What are you using for multi-petabyte backup targets?

Posted by cezaryd@reddit | sysadmin | View on Reddit | 15 comments

We’ve been working on backup storage for large environments for years, and one problem keeps coming back:

Traditional backup targets don’t scale well beyond a certain point — performance drops and cost per TB goes up fast.

I’ve seen deployments with 100+ nodes and \~100+ PB of logical backup data in a single grid that avoid many of those bottlenecks, which made me curious how others are approaching this at scale.

Curious how others here are handling:

multi-petabyte backup targets
backup performance vs cost trade-offs

Would really appreciate feedback (or criticism) from people running large environments.

[-]

Kumorigoe@reddit

Sorry, it seems this comment or thread has violated a sub-reddit rule and has been removed by a moderator.

Do Not Conduct Marketing Operations Within This Community.

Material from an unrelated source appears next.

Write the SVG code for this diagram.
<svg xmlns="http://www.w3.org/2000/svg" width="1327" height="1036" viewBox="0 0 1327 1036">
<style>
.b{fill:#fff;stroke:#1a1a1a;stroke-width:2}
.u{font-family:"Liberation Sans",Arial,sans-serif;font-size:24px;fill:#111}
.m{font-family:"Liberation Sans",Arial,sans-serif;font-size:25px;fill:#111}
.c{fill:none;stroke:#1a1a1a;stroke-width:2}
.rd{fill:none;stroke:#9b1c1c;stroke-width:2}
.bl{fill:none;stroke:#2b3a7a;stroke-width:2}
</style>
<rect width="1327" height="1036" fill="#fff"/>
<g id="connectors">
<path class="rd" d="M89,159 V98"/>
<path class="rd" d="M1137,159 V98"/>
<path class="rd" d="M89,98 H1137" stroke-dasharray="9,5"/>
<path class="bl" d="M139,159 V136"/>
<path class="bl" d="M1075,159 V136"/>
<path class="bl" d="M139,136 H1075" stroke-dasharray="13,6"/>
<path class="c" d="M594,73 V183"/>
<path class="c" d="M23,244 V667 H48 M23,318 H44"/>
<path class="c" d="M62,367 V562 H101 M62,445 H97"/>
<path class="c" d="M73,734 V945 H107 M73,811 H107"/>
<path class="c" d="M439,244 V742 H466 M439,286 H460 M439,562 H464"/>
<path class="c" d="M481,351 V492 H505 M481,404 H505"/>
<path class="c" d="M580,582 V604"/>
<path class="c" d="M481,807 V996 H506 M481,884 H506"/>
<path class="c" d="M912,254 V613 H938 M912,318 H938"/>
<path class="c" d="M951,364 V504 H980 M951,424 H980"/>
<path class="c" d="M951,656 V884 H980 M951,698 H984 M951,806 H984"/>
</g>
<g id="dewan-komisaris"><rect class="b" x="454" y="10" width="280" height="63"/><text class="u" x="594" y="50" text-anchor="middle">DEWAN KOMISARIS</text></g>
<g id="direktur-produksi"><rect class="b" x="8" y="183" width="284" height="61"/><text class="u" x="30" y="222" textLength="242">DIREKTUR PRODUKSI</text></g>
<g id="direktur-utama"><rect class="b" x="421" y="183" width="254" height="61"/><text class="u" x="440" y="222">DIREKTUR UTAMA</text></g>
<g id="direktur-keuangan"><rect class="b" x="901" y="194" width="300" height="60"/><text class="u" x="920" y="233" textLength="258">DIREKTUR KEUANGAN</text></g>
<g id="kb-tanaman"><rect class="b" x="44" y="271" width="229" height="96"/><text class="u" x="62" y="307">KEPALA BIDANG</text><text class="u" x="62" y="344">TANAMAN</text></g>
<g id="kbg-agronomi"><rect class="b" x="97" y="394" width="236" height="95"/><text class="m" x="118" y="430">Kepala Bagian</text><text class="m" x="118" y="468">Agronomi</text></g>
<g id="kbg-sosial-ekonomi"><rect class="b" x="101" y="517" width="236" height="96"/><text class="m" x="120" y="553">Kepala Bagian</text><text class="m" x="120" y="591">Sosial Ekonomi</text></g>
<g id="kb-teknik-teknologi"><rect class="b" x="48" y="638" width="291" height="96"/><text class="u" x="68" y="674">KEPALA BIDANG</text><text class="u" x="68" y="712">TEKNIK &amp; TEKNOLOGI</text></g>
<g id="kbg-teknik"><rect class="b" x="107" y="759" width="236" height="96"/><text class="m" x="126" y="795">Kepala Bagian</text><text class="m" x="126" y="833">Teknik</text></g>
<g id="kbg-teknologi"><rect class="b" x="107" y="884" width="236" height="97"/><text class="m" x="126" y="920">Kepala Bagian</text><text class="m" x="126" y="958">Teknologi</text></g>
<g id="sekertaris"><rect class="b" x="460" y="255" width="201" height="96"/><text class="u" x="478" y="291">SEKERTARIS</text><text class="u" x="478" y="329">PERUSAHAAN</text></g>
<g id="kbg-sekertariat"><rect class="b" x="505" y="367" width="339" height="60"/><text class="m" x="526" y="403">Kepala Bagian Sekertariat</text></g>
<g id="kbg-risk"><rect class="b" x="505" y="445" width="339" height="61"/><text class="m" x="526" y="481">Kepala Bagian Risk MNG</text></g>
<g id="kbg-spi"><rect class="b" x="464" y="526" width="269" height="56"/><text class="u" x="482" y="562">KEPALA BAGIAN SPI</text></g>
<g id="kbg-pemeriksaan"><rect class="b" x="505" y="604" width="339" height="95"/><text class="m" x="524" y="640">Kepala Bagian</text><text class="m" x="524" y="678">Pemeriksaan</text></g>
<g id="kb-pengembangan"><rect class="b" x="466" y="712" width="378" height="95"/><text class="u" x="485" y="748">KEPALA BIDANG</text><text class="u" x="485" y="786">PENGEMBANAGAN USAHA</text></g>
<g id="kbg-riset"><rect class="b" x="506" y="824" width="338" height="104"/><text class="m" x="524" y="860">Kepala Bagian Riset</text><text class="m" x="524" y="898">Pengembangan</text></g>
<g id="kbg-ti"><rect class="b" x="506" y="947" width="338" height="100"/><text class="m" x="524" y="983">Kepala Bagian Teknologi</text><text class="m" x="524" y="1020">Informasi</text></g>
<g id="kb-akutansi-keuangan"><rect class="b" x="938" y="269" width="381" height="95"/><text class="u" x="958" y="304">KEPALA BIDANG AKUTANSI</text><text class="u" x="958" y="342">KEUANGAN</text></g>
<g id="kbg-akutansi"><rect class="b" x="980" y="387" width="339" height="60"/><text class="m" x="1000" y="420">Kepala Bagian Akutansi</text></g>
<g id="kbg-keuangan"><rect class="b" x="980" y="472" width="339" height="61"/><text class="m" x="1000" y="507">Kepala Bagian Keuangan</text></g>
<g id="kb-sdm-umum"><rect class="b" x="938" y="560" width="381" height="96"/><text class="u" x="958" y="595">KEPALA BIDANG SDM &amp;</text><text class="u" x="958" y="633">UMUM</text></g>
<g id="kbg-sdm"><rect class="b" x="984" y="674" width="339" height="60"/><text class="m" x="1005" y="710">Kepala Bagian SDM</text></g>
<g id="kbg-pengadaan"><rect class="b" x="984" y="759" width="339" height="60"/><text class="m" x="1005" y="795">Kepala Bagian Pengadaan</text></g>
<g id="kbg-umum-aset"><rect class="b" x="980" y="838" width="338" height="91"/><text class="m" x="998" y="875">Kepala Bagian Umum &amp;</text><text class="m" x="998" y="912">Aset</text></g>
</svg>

It is not acceptable to advertise a product, service, Blog or FOSS Project within this community outside of authorized threads.
It is not acceptable to perform product research or market research within this community without permission.
The Reddit advertising system exists to help you reach out to new or existing customers.
Product Representatives are free to discuss their product in the context of an existing, naturally-occurring discussion. Astroturfing is not permitted.
As always, users must disclose any affiliation with a product.
Content creators should refrain from directing this community to their own content.

Your content may be better suited for our companion sub-reddit: /r/SysAdminBlogs

If you wish to appeal this action please don't hesitate to message the moderation team.

[-]

chefkoch_@reddit

What kind of data do you need to backup?

[-]

cezaryd@reddit (OP)

For example all backups of a large bank.

[-]

thortgot@reddit

Literally no bank in the world is 100 PB

[-]

Sab159@reddit

Smells like next post you'll try to sell us something

[-]

gumbrilla@reddit

Well they are only curious, not genuinely curious.. are you sure?

[-]

Evil-Bosse@reddit

That's why I store all of my multi petabyte backups on floppy disks, I have 200 dedicated staff that just run around replacing floppies, so I can have full daily backups of my Linux ISO hoard

[-]

elatllat@reddit

Backblase does 17:3 data:parity shards on 1,000 PB

NASA did 4 PB via sneakernet

rsync can read just the date of every file, read only the changed files, and only send the changed parts of the files.

rsync can be wrapped in a move detection script but better to just use

btrfs/zfs/postgresql/etc that do cow/wal/etc.

[-]

Account with one comment and a ChatGPT written post about something relatively specialised... Yeah, there's gonna be a second new account come along that suggests some random abstract service that nobody's every heard of.

[-]